Oggi, 31 marzo, è la Giornata Internazionale della Visibilità Transgender (abbreviato in inglese come TDOV). Non mi dilungo sulla storia di questa giornata, ma sul suo significato: alcune di voi sono forse a conoscenza del TDOR, che cade invece a novembre per ricordare le vittime di transfobia. Una giornata fondamentale per la comunità trans* e in generale queer, che ci permette di commemorare tutte le nostre compagnɜ uccise dall’odio per le persone trans, commemorazioni che spesso, in conseguenza dei loro omicidi, non vengono celebrate nemmeno dalle loro stesse famiglie. Ma la comunità T*, come tutte le comunità marginalizzate del mondo, non è solo i suoi lutti, i soprusi subiti e i momenti dolorosi delle proprie esistenze, come invece i media amano mostrare da quando, a fatica e comunque non prima degli anni ‘50 del novecento, hanno accettato di inserire nelle proprie storie delle persone trans, anche se raramente o solo recentemente impersonate da persone trans o anche solo scritte da persone trans*.
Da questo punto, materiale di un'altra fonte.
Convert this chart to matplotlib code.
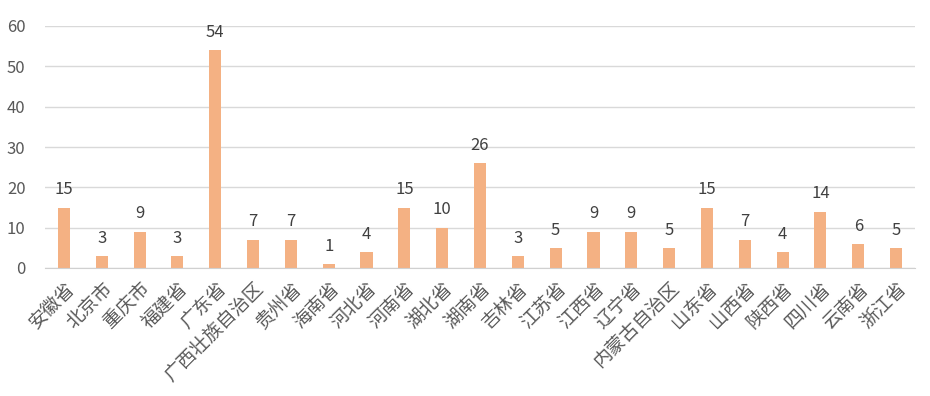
import matplotlib
matplotlib.use('Agg')
import matplotlib.pyplot as plt

plt.rcParams['font.family'] = ['Noto Sans CJK SC', 'DejaVu Sans']

# data
provinces = ['安徽省', '北京市', '重庆市', '福建省', '广东省', '广西壮族自治区',
             '贵州省', '海南省', '河北省', '河南省', '湖北省', '湖南省', '吉林省',
             '江苏省', '江西省', '辽宁省', '内蒙古自治区', '山东省', '山西省',
             '陕西省', '四川省', '云南省', '浙江省']
counts = [15, 3, 9, 3, 54, 7, 7, 1, 4, 15, 10, 26, 3, 5, 9, 9, 5, 15, 7, 4,
          14, 6, 5]
yticks = [0, 10, 20, 30, 40, 50, 60]

# figure
fig = plt.figure(figsize=(9.3, 3.96), dpi=100)
ax = fig.add_axes([45/930, 1-268/396, 870/930, 242/396])

x = range(len(provinces))
ax.bar(x, counts, width=0.32, color='#F4B183', zorder=2)
for xi, v in zip(x, counts):
    ax.text(xi, v + 2.3, str(v), ha='center', va='bottom', fontsize=12,
            color='#404040')

ax.set_xlim(-0.5, len(provinces) - 0.5)
ax.set_ylim(0, 60)
ax.set_yticks(yticks)
ax.grid(axis='y', color='#D9D9D9', linewidth=1, zorder=0)
ax.set_axisbelow(True)
for s in ['top', 'right', 'left']:
    ax.spines[s].set_visible(False)
ax.spines['bottom'].set_color('#D0D0D0')
ax.tick_params(axis='both', length=0, colors='#595959')
ax.tick_params(axis='y', labelsize=12, pad=14)
ax.tick_params(axis='x', pad=7)
ax.set_xticks(list(x))
ax.set_xticklabels(provinces, rotation=45, ha='right', va='top',
                   rotation_mode='anchor', fontsize=13.5)

fig.savefig('out.png', dpi=100)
Le persone T* sono tante, enormemente variegate, sono felici, sono in posizioni di potere, sono il vostro postino come la vostra avvocata, sono guerriere in mondi fantasy e baristi in trucidi romanzi erotici per adolescenti, dipingono, aggiustano automobili, scrivono articoli sui blog, fondano associazioni, hanno figli, adottano gatti, scrutano ai seggi elettorali, ti allenano in palestra, guidano ambulanze, prendono il sole al mare… vendono frutta e verdura al mercato del tuo piccolo comune in provincia di Venezia.
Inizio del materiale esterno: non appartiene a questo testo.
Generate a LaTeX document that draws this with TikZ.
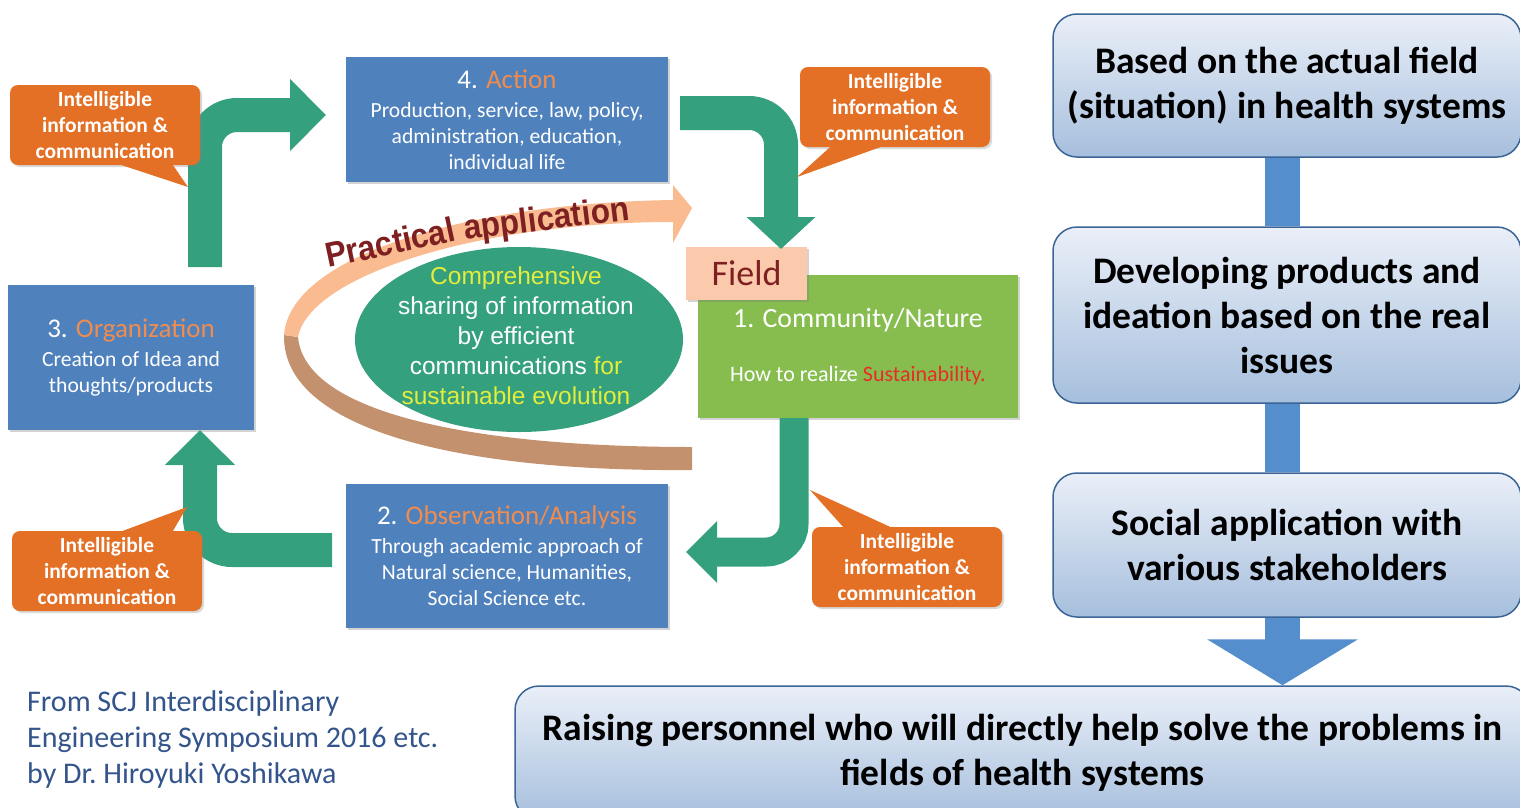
\documentclass[tikz,border=0pt]{standalone}
\usepackage{fontspec}
\setmainfont{Carlito}
\newfontfamily\arialfont{Liberation Sans}
\usepackage{tikz}
\usetikzlibrary{arrows.meta,shapes.geometric,shadows}

\definecolor{boxblue}{RGB}{79,129,189}
\definecolor{titleorange}{RGB}{240,140,78}
\definecolor{infoorange}{RGB}{228,112,38}
\definecolor{flowgreen}{RGB}{52,160,126}
\definecolor{fieldgreen}{RGB}{134,189,78}
\definecolor{fieldpeach}{RGB}{251,202,173}
\definecolor{darkred}{RGB}{126,31,34}
\definecolor{ribbonpeach}{RGB}{249,187,143}
\definecolor{ribbonbrown}{RGB}{196,145,111}
\definecolor{shareyellow}{RGB}{228,236,60}
\definecolor{sustred}{RGB}{232,44,40}
\definecolor{stepborder}{RGB}{59,101,150}
\definecolor{steptop}{RGB}{234,239,248}
\definecolor{stepbottom}{RGB}{166,191,221}
\definecolor{barblue}{RGB}{84,142,204}
\definecolor{footblue}{RGB}{52,84,140}

\begin{document}
\begin{tikzpicture}[x=1pt,y=-1pt]
		\useasboundingbox (0,0) rectangle (1520,807);
		
		% ribbon behind the ellipse
		\fill[ribbonbrown] (298,337) .. controls (305,415) and (480,447) .. (692,447) -- (692,470) .. controls (460,472) and (282,430) .. (284,335) -- cycle;
		\fill[ribbonpeach] (673,222) -- (673,243) -- (692,208) -- (673,185) -- (673,200) .. controls (470,203) and (290,255) .. (284,335) -- (298,337) .. controls (310,275) and (480,222) .. (673,222) -- cycle;
		
		\node[ellipse, fill=flowgreen, minimum width=328pt, minimum height=185pt, inner sep=0pt] (share) at (519,339.5) {};
		\node[align=center, inner sep=0pt, text=white, font=\arialfont\fontsize{24.5}{30}\selectfont] (sharetext) at (516,336) {\textcolor{shareyellow}{Comprehensive}\\sharing of information\\by efficient\\communications \textcolor{shareyellow}{for}\\\textcolor{shareyellow}{sustainable evolution}};
		
		\begin{scope}[every node/.style={anchor=base west, text=darkred, inner sep=0pt, font=\arialfont\bfseries\fontsize{31.5}{31.5}\selectfont}]
			\node[rotate=12] (practical) at (328,268) {\scalebox{1}[1.1]{Practical}};
			\node[rotate=7] (application) at (465,240) {\scalebox{1}[1.1]{application}};
		\end{scope}
		
		\begin{scope}[every node/.style={fill=boxblue, text=white, align=center, inner sep=0pt, drop shadow={opacity=0.35,shadow xshift=2pt,shadow yshift=-2pt}, font=\fontsize{21.6}{26}\selectfont}]
			\node[minimum width=322pt, minimum height=125pt] (act) at (507,119.5) {{\fontsize{27}{30}\selectfont 4. \textcolor{titleorange}{Action}}\\[3pt]Production, service, law, policy,\\administration, education,\\individual life};
			\node[minimum width=246pt, minimum height=145pt] (org) at (131,357.5) {{\fontsize{27}{30}\selectfont 3. \textcolor{titleorange}{Organization}}\\[3pt]Creation of Idea and\\thoughts/products};
			\node[minimum width=322pt, minimum height=144pt] (obs) at (507,556) {{\fontsize{27}{30}\selectfont 2. \textcolor{titleorange}{Observation/Analysis}}\\[3pt]Through academic approach of\\Natural science, Humanities,\\Social Science etc.};
			\node[fill=fieldgreen, minimum width=320pt, minimum height=143pt] (comm) at (858,346.5) {{\fontsize{27.8}{30}\selectfont 1. Community/Nature}\\[28pt]{\fontsize{22}{26}\selectfont How to realize \textcolor{sustred}{Sustainability.}}};
			\node[fill=fieldpeach, text=darkred, minimum width=121pt, minimum height=53pt, font=\fontsize{36}{36}\selectfont] (field) at (746.5,273.5) {Field};
		\end{scope}
		
		\coordinate (obsOut) at (332,550);
		\coordinate (orgIn) at (200,430);
		\coordinate (orgOut) at (205,267);
		\coordinate (actIn) at (326,115);
		\coordinate (actOut) at (680,113);
		\coordinate (fieldIn) at (781,249);
		\coordinate (commOut) at (794,418);
		\coordinate (obsIn) at (686,552);
		
		\begin{scope}[every path/.style={draw=flowgreen, line width=34pt, rounded corners=32pt}]
			\draw[-{Triangle[length=35pt,width=68pt]}] (obsOut) -| (orgIn);
			\draw[-{Triangle[length=36pt,width=70pt]}] (orgOut) |- (actIn);
			\draw[-{Triangle[length=32pt,width=67pt]}] (actOut) -| (fieldIn);
			\draw[line width=29pt, rounded corners=28pt, -{Triangle[length=31pt,width=60pt]}] (commOut) |- (obsIn);
		\end{scope}
		
		\begin{scope}[every node/.style={fill=infoorange, rounded corners=8pt, text=white, align=center, minimum width=190pt, minimum height=80pt, inner sep=0pt, drop shadow={opacity=0.3,shadow xshift=2pt,shadow yshift=-2pt}, font=\bfseries\fontsize{21.5}{26}\selectfont}]
			\node (info1) at (105,125) {Intelligible\\information \&\\communication};
			\node (info2) at (895,107) {Intelligible\\information \&\\communication};
			\node (info3) at (107,571) {Intelligible\\information \&\\communication};
			\node (info4) at (907,567) {Intelligible\\information \&\\communication};
		\end{scope}
		
		\coordinate (tip1) at (188,187);
		\coordinate (tip2) at (797,177);
		\coordinate (tip3) at (187,507);
		\coordinate (tip4) at (810,490);
		\fill[infoorange] ([xshift=17pt]info1.south) -- ([xshift=68pt]info1.south) -- (tip1) -- cycle;
		\fill[infoorange] ([xshift=-65pt]info2.south) -- ([xshift=-15pt]info2.south) -- (tip2) -- cycle;
		\fill[infoorange] ([xshift=16pt]info3.north) -- ([xshift=66pt]info3.north) -- (tip3) -- cycle;
		\fill[infoorange] ([xshift=-64pt]info4.north) -- ([xshift=-17pt]info4.north) -- (tip4) -- cycle;
		
		% steps on the right
		\begin{scope}[every node/.style={rounded corners=24pt, draw=stepborder, line width=1.5pt, top color=steptop, bottom color=stepbottom, align=center, inner sep=0pt, font=\bfseries\fontsize{37.5}{45}\selectfont}]
			\node[minimum width=468pt, minimum height=143pt] (s1) at (1287,85.5) {Based on the actual field\\(situation) in health systems};
			\node[minimum width=468pt, minimum height=176pt] (s2) at (1287,315) {Developing products and\\ideation based on the real\\issues};
			\node[minimum width=468pt, minimum height=144pt] (s3) at (1287,545) {Social application with\\various stakeholders};
			\node[minimum width=1015pt, minimum height=134pt] (s4) at (1022.5,753) {Raising personnel who will directly help solve the problems in\\fields of  health systems};
		\end{scope}
		
		\coordinate (s4in) at ([xshift=-4.5pt]s3.south |- s4.north);
		\begin{scope}[every path/.style={draw=barblue, line width=35pt}]
			\draw ([xshift=-4.5pt]s1.south) -- ([xshift=-4.5pt]s2.north);
			\draw ([xshift=-4.5pt]s2.south) -- ([xshift=-4.5pt]s3.north);
			\draw[-{Triangle[length=46pt,width=149pt]}] ([xshift=-4.5pt]s3.south) -- (s4in);
		\end{scope}
		
		\node[anchor=west, align=left, inner sep=0pt, text=footblue, font=\fontsize{30}{36}\selectfont] (credit) at (27,739) {From SCJ Interdisciplinary\\Engineering Symposium 2016 etc.\\by Dr.\ Hiroyuki Yoshikawa};
	\end{tikzpicture}
\end{document}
Ed è importante avere un giorno specifico per ricordarlo. Per farlo renderlo visibile a te, che sei una persona “comune”, così come sono “comuni” loro, così come potrebbe essere “comune” tuo figlio che all’anagrafe ha il nome della tua migliore amica.
P.S.
Non ho finito, ma non volevo rovinare il finale ad effetto. Ti lascio con un compito per casa: un documentario. Se lo hai già visto, riguardalo, sennò preparati: tieni a mente l’esercizio che abbiamo fatto e la tisana alla lavanda a portata di mano, cerca “DISCLOSURE” (link esterno) su Netflix e buona rabbia.